Event Reports

Making Africa Work

by Victoria-Charlotte Browning


A first-hand account of how to ensure growth beyond commodities and create jobs on the continent. A blueprint for a prosperous Africa!

In cooperation with the Brenthurst Foundation, the Konrad-Adenauer-Stiftung hosted a book launch for “Making Africa Work”, co-authored by former President of Nigeria - Olusegun Obasanjo, Director of the Brenthurst Foundation - Dr. Greg Mills, Managing Director of Nant Enterprises Ltd - Major General Dickie Davis as well as scholar and former President of Colgate University - Jeffrey Herbst. The book launch was visited by officials from a diverse set of UN-organizations, civil society institutions and Permanent Missions to the UN.
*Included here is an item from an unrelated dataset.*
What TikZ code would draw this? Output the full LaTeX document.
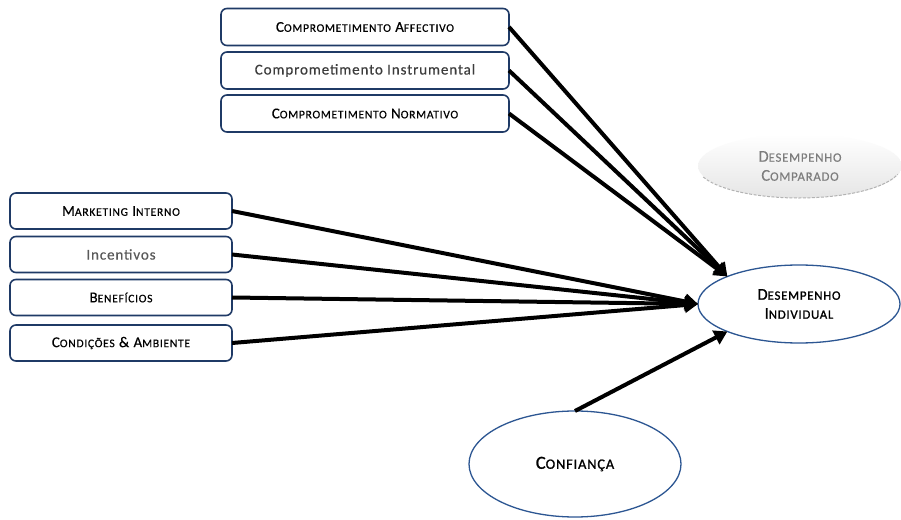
\documentclass[tikz,border=0pt]{standalone}
\usepackage{fontspec}
\setmainfont[LetterSpace=6,FakeBold=0.4]{Carlito}
\newfontfamily\heavyfont[LetterSpace=6,FakeBold=1.2]{Carlito}
\usetikzlibrary{arrows.meta,shapes.geometric}

\definecolor{boxblue}{RGB}{31,58,102}
\definecolor{ellblue}{RGB}{44,86,146}
\definecolor{midgrey}{RGB}{60,60,60}
\definecolor{softgrey}{RGB}{90,90,90}
\definecolor{fadegrey}{RGB}{125,125,125}

% hand-made small capitals: full-size initial, capitals at 77.5% after it
\makeatletter
\newcommand\smc[2]{#1{\fontsize{\strip@pt\dimexpr0.775\dimexpr\f@size pt\relax\relax}{0}\selectfont #2}}
\makeatother

\tikzset{
  label font/.style={font=\fontsize{15}{19}\selectfont},
  factor/.style={draw=boxblue, line width=1.6pt, rounded corners=6pt,
    fill=white, label font, inner sep=0pt, outer sep=0pt, text=black},
  topfactor/.style={factor, minimum width=288pt, minimum height=37pt},
  leftfactor/.style={factor, minimum width=222pt, minimum height=36pt},
  outcome/.style={ellipse, draw=ellblue, line width=1.3pt, fill=white,
    align=center, inner sep=0pt, outer sep=0pt, text=black},
  link/.style={line width=4pt, black,
    -{Triangle[length=13pt,width=15pt]}}
}

\begin{document}
\begin{tikzpicture}[x=1pt,y=1pt]
\useasboundingbox[fill=white] (0,0) rectangle (901,519);

% commitment dimensions
\node[topfactor] (ca) at (365,492)   {\smc{C}{OMPROMETIMENTO} \smc{A}{FFECTIVO}};
\node[topfactor, text=midgrey] (ci) at (365,448.5) {Comprometimento Instrumental};
\node[topfactor] (cn) at (365,405.5) {\smc{C}{OMPROMETIMENTO} \smc{N}{ORMATIVO}};

% internal marketing practices
\node[leftfactor] (mi) at (121,308)   {\smc{M}{ARKETING} \smc{I}{NTERNO}};
\node[leftfactor, text=softgrey] (in) at (121,264.5) {Incentivos};
\node[leftfactor] (be) at (121,221.5) {\smc{B}{ENEFÍCIOS}};
\node[leftfactor] (co) at (121,176)   {\smc{C}{ONDIÇÕES} \& \smc{A}{MBIENTE}};

% outcomes
\node[ellipse, minimum width=204pt, minimum height=64pt, inner sep=0pt,
      top color=white, bottom color=black!10, draw=none,
      font=\fontsize{16.5}{19}\selectfont, align=center, text=fadegrey] (dc) at (800,353)
      {\smc{D}{ESEMPENHO}\\\smc{C}{OMPARADO}};
\draw[black!30, line width=1pt, dash pattern=on 3pt off 1.5pt]
  (799,353) ++(200:102 and 32) arc[start angle=200, end angle=345,
  x radius=102, y radius=32];

\node[outcome, minimum width=202pt, minimum height=78pt,
      font=\heavyfont\fontsize{16.5}{19}\selectfont] (di) at (799,215)
      {\smc{D}{ESEMPENHO}\\\smc{I}{NDIVIDUAL}};
\node[outcome, minimum width=212pt, minimum height=106pt,
      font=\heavyfont\fontsize{18.5}{20}\selectfont] (cf) at (575,55)
      {\smc{C}{ONFIANÇA}};

% influences on individual performance
\draw[link] (ca.east) -- (di.159);
\draw[link] (ci.east) -- (di.159);
\draw[link] (cn.east) -- (di.159);
\draw[link] (mi.east) -- (di.west);
\draw[link] (in.east) -- (di.west);
\draw[link] (be.east) -- (di.west);
\draw[link] (co.east) -- (di.west);
\draw[link] (cf.north) -- (di.201);
\end{tikzpicture}
\end{document}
H.E. Chief Obasanjo, Dr. Mills and MG Davis, all of whom were present, underlined that Africa urgently needs to end its business as usual approach. They explained that the book does not dwell on the past and is short on history but instead long on the future. As an alternative to naming and shaming the focus of their work lies on the way forward. In order to spread the word throughout all of Africa, the book recently launched in its French and Arabic versions.

“Making Africa Work” is based on the assumption that Africa will face three key inter-related challenges over the next generation:

1)The continent will double its population to two billion by 2050.

2)80% of this population increase will take place in cities, bringing the number of people residing in urban areas to half of Africa’s overall population.

3)With US$45 billion out of US$1.75 trillion, Africa’s overall share of global capital flows remains far too low.

The authors estimate, that in order to fill the needs of the only continent in the world whose population is getting younger, 20 million new jobs would have to be created annually. With many African countries having broad policy agendas instead of a focused national strategy for the future, implementing a course of action has proven to be difficult. The authors identified that one inherent precondition needed for growth and progress lies in a countries form of government, highlighting the positive link between democracy and development.

During the research process for “Making Africa Work” the authors conducted over 100 interviews to identify international best-practices, not only in Africa but beyond. The book thereby delineates different sectors in Africa and recommends priorities that can be followed. Although the authors acknowledge Africa’s diversity and emphasized that their book does not follow the notion of a “one size fits all” approach, they recommend a number of key factors which will prove vital in the sustainable development effort of any country. These include: macroeconomic orderliness, adherence to the constitution, commitment to the rule of law, offering democratic space, policy predictability, accountable leadership and a convincing narrative for the future.

While the book suggests African nations should identify a clear set of actions; the authors also emphasized the need to pinpoint policy steps which will not be implemented. Only then, they agreed, can the full force of a country’s resources be invested into priority measures that will guarantee long-term sustainable development.